▶ Instructions to follow
Return the listing below word for word.

═══ Given material ═══

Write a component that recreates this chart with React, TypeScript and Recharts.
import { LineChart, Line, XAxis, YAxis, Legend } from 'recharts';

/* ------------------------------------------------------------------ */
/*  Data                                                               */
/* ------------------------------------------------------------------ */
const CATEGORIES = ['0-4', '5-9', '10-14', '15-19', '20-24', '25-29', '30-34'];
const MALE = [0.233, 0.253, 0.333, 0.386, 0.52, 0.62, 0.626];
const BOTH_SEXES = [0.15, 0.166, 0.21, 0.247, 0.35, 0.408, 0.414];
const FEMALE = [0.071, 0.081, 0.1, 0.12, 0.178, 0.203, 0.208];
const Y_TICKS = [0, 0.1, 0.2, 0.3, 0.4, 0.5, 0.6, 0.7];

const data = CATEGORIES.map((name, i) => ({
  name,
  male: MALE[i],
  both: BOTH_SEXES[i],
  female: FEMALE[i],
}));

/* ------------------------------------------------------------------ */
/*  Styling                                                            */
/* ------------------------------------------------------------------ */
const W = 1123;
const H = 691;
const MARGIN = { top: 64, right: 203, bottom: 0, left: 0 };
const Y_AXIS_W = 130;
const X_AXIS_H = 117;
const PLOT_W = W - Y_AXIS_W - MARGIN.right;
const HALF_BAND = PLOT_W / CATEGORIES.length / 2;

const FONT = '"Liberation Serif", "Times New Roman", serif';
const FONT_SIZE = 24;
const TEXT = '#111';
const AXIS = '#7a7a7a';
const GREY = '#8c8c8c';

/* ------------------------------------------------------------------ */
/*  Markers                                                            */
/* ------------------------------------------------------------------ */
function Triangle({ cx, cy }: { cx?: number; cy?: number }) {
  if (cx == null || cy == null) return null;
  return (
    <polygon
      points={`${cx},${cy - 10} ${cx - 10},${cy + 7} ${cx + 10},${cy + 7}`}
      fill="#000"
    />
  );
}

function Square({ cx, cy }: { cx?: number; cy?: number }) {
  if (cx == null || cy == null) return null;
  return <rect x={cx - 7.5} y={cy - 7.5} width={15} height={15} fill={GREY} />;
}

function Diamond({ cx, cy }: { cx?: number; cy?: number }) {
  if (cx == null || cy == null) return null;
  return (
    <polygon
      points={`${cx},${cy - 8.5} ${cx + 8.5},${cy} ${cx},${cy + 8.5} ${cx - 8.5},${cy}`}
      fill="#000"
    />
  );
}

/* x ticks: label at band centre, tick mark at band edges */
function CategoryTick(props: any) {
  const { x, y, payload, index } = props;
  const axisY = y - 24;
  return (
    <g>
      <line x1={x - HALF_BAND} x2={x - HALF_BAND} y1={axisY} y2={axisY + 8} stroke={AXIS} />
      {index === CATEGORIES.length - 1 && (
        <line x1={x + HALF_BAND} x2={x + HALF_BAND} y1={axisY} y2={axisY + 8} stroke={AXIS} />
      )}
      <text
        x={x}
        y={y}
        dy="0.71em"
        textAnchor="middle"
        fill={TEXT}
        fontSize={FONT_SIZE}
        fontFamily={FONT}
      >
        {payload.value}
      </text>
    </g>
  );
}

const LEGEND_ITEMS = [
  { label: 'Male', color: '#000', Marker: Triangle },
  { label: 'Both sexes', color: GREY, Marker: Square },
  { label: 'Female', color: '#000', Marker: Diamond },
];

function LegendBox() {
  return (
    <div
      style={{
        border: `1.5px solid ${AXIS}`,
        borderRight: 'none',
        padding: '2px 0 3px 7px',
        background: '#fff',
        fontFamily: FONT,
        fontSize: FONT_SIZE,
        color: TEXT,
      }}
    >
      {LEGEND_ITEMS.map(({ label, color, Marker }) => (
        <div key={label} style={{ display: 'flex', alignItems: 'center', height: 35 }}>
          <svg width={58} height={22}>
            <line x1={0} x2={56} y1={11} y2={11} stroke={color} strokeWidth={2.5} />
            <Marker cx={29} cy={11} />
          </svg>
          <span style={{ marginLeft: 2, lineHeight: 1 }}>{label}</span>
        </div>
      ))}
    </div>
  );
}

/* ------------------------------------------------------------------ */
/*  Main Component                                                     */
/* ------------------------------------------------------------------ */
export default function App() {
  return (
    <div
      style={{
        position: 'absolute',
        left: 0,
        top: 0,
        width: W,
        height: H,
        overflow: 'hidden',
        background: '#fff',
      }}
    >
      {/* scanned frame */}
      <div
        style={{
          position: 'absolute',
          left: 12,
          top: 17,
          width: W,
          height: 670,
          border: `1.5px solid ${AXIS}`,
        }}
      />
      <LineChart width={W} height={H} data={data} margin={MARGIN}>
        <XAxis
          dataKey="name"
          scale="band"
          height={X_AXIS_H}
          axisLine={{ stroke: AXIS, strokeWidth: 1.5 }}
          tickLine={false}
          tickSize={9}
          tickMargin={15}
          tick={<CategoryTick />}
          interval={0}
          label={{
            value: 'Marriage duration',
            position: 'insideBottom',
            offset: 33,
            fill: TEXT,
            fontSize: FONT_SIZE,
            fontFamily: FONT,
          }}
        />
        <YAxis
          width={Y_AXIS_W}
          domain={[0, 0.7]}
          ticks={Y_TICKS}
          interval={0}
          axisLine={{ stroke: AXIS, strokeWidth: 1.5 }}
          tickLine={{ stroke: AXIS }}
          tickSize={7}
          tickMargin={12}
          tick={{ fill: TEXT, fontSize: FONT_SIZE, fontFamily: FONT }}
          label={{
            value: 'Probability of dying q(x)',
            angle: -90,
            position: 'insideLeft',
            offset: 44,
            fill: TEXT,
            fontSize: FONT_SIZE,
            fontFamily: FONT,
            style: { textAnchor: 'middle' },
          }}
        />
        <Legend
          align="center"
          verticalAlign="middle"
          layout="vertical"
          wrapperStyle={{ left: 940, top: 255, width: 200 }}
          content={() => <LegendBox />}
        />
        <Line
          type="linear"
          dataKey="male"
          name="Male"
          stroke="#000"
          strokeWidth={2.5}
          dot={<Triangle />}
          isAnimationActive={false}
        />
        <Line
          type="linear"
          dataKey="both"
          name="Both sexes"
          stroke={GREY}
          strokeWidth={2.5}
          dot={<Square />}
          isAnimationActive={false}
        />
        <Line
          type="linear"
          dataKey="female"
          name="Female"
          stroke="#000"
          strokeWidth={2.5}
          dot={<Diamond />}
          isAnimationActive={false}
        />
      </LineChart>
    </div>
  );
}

═══

▶ Output
Write a component that recreates this chart with React, TypeScript and Recharts.
import { LineChart, Line, XAxis, YAxis, Legend } from 'recharts';

/* ------------------------------------------------------------------ */
/*  Data                                                               */
/* ------------------------------------------------------------------ */
const CATEGORIES = ['0-4', '5-9', '10-14', '15-19', '20-24', '25-29', '30-34'];
const MALE = [0.233, 0.253, 0.333, 0.386, 0.52, 0.62, 0.626];
const BOTH_SEXES = [0.15, 0.166, 0.21, 0.247, 0.35, 0.408, 0.414];
const FEMALE = [0.071, 0.081, 0.1, 0.12, 0.178, 0.203, 0.208];
const Y_TICKS = [0, 0.1, 0.2, 0.3, 0.4, 0.5, 0.6, 0.7];

const data = CATEGORIES.map((name, i) => ({
  name,
  male: MALE[i],
  both: BOTH_SEXES[i],
  female: FEMALE[i],
}));

/* ------------------------------------------------------------------ */
/*  Styling                                                            */
/* ------------------------------------------------------------------ */
const W = 1123;
const H = 691;
const MARGIN = { top: 64, right: 203, bottom: 0, left: 0 };
const Y_AXIS_W = 130;
const X_AXIS_H = 117;
const PLOT_W = W - Y_AXIS_W - MARGIN.right;
const HALF_BAND = PLOT_W / CATEGORIES.length / 2;

const FONT = '"Liberation Serif", "Times New Roman", serif';
const FONT_SIZE = 24;
const TEXT = '#111';
const AXIS = '#7a7a7a';
const GREY = '#8c8c8c';

/* ------------------------------------------------------------------ */
/*  Markers                                                            */
/* ------------------------------------------------------------------ */
function Triangle({ cx, cy }: { cx?: number; cy?: number }) {
  if (cx == null || cy == null) return null;
  return (
    <polygon
      points={`${cx},${cy - 10} ${cx - 10},${cy + 7} ${cx + 10},${cy + 7}`}
      fill="#000"
    />
  );
}

function Square({ cx, cy }: { cx?: number; cy?: number }) {
  if (cx == null || cy == null) return null;
  return <rect x={cx - 7.5} y={cy - 7.5} width={15} height={15} fill={GREY} />;
}

function Diamond({ cx, cy }: { cx?: number; cy?: number }) {
  if (cx == null || cy == null) return null;
  return (
    <polygon
      points={`${cx},${cy - 8.5} ${cx + 8.5},${cy} ${cx},${cy + 8.5} ${cx - 8.5},${cy}`}
      fill="#000"
    />
  );
}

/* x ticks: label at band centre, tick mark at band edges */
function CategoryTick(props: any) {
  const { x, y, payload, index } = props;
  const axisY = y - 24;
  return (
    <g>
      <line x1={x - HALF_BAND} x2={x - HALF_BAND} y1={axisY} y2={axisY + 8} stroke={AXIS} />
      {index === CATEGORIES.length - 1 && (
        <line x1={x + HALF_BAND} x2={x + HALF_BAND} y1={axisY} y2={axisY + 8} stroke={AXIS} />
      )}
      <text
        x={x}
        y={y}
        dy="0.71em"
        textAnchor="middle"
        fill={TEXT}
        fontSize={FONT_SIZE}
        fontFamily={FONT}
      >
        {payload.value}
      </text>
    </g>
  );
}

const LEGEND_ITEMS = [
  { label: 'Male', color: '#000', Marker: Triangle },
  { label: 'Both sexes', color: GREY, Marker: Square },
  { label: 'Female', color: '#000', Marker: Diamond },
];

function LegendBox() {
  return (
    <div
      style={{
        border: `1.5px solid ${AXIS}`,
        borderRight: 'none',
        padding: '2px 0 3px 7px',
        background: '#fff',
        fontFamily: FONT,
        fontSize: FONT_SIZE,
        color: TEXT,
      }}
    >
      {LEGEND_ITEMS.map(({ label, color, Marker }) => (
        <div key={label} style={{ display: 'flex', alignItems: 'center', height: 35 }}>
          <svg width={58} height={22}>
            <line x1={0} x2={56} y1={11} y2={11} stroke={color} strokeWidth={2.5} />
            <Marker cx={29} cy={11} />
          </svg>
          <span style={{ marginLeft: 2, lineHeight: 1 }}>{label}</span>
        </div>
      ))}
    </div>
  );
}

/* ------------------------------------------------------------------ */
/*  Main Component                                                     */
/* ------------------------------------------------------------------ */
export default function App() {
  return (
    <div
      style={{
        position: 'absolute',
        left: 0,
        top: 0,
        width: W,
        height: H,
        overflow: 'hidden',
        background: '#fff',
      }}
    >
      {/* scanned frame */}
      <div
        style={{
          position: 'absolute',
          left: 12,
          top: 17,
          width: W,
          height: 670,
          border: `1.5px solid ${AXIS}`,
        }}
      />
      <LineChart width={W} height={H} data={data} margin={MARGIN}>
        <XAxis
          dataKey="name"
          scale="band"
          height={X_AXIS_H}
          axisLine={{ stroke: AXIS, strokeWidth: 1.5 }}
          tickLine={false}
          tickSize={9}
          tickMargin={15}
          tick={<CategoryTick />}
          interval={0}
          label={{
            value: 'Marriage duration',
            position: 'insideBottom',
            offset: 33,
            fill: TEXT,
            fontSize: FONT_SIZE,
            fontFamily: FONT,
          }}
        />
        <YAxis
          width={Y_AXIS_W}
          domain={[0, 0.7]}
          ticks={Y_TICKS}
          interval={0}
          axisLine={{ stroke: AXIS, strokeWidth: 1.5 }}
          tickLine={{ stroke: AXIS }}
          tickSize={7}
          tickMargin={12}
          tick={{ fill: TEXT, fontSize: FONT_SIZE, fontFamily: FONT }}
          label={{
            value: 'Probability of dying q(x)',
            angle: -90,
            position: 'insideLeft',
            offset: 44,
            fill: TEXT,
            fontSize: FONT_SIZE,
            fontFamily: FONT,
            style: { textAnchor: 'middle' },
          }}
        />
        <Legend
          align="center"
          verticalAlign="middle"
          layout="vertical"
          wrapperStyle={{ left: 940, top: 255, width: 200 }}
          content={() => <LegendBox />}
        />
        <Line
          type="linear"
          dataKey="male"
          name="Male"
          stroke="#000"
          strokeWidth={2.5}
          dot={<Triangle />}
          isAnimationActive={false}
        />
        <Line
          type="linear"
          dataKey="both"
          name="Both sexes"
          stroke={GREY}
          strokeWidth={2.5}
          dot={<Square />}
          isAnimationActive={false}
        />
        <Line
          type="linear"
          dataKey="female"
          name="Female"
          stroke="#000"
          strokeWidth={2.5}
          dot={<Diamond />}
          isAnimationActive={false}
        />
      </LineChart>
    </div>
  );
}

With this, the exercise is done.